Driving home after a day at work, I found a text that I missed and it read, “Mommy, I’m so scared!” I had been in meetings all day and hadn’t checked my messages, and what I read disturbed me. Immediately I phoned home to see what had panicked my 13-year-old.
My girls had spent the day shopping at the mall with Grandma. Innocently strolling to the restroom, my youngest was approached in the mall by a research company representative. Cheerful and kind ( and probably no more than 20), she came up to my daughter and asked her age and if she would go in a store, watch a movie trailer and give her opinion in a survey. My daughter apprehensively asked, “Well, don’t my parents need to be here?” The rep assured her that parental approval was unnecessary and proceeded to tell her it would only take about five minutes.
My daughter, having the tender heart that she does, did not want to be “mean” or rude, and she complied. But after a 96-question survey on the PG13 movie trailer Taken 2, she was disturbed enough that she didn’t eat dinner that night. I too was disturbed that this was the movie being shown. The first Taken had some pretty scary content about the main character’s daughter being kidnapped and thrown into white slavery!
I instantly called mall security and was told, that if parents drop their children off they can be approached by anyone.

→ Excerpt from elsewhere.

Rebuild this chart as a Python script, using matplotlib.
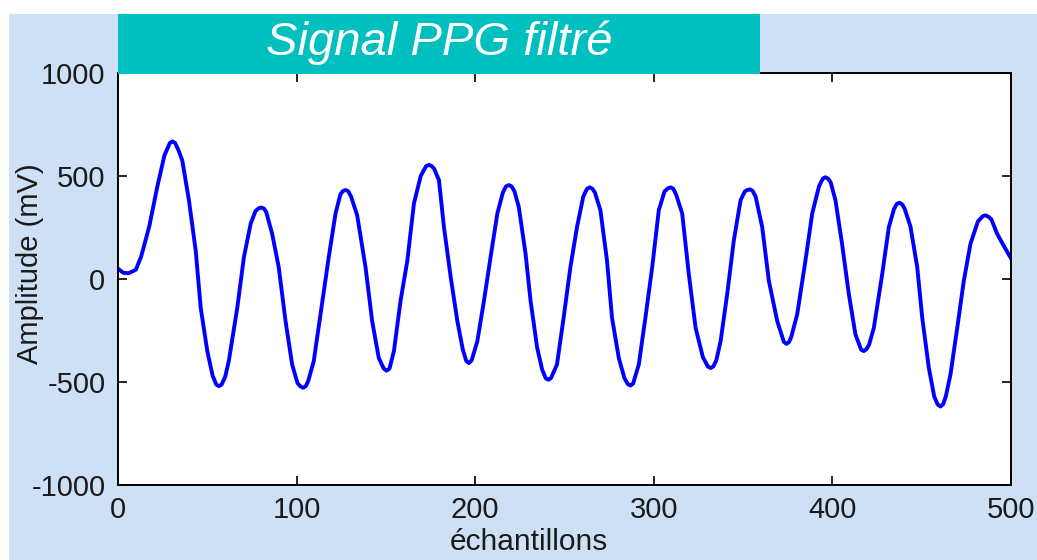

That is not acceptable. The next morning I decided the best thing to do was to contact the police.
First, I wanted to make a complaint that my daughter had been approached and emphasized that any minor walking through the mall should not be approached and led into a store, especially when unaccompanied by an adult. My second intent was to get the police involved in educating mall security and store personnel on keeping our children safe.
I did have a conversation with my daughter about going against not only what she has been taught about strangers but also her instincts. She knew that it was wrong for a stranger to ask her personal information, like her age, phone number and address. She knew that her parents should know about it. She knew it was wrong to go with a stranger, but she did it anyway because of her innocence and eagerness to please. Unfortunately, it was a tearful, emotional day for her. She felt ashamed and stupid. I disagree. The adults who allow this to happen should be ashamed. As we told our daughter, it’s okay to be kind, but be smart first.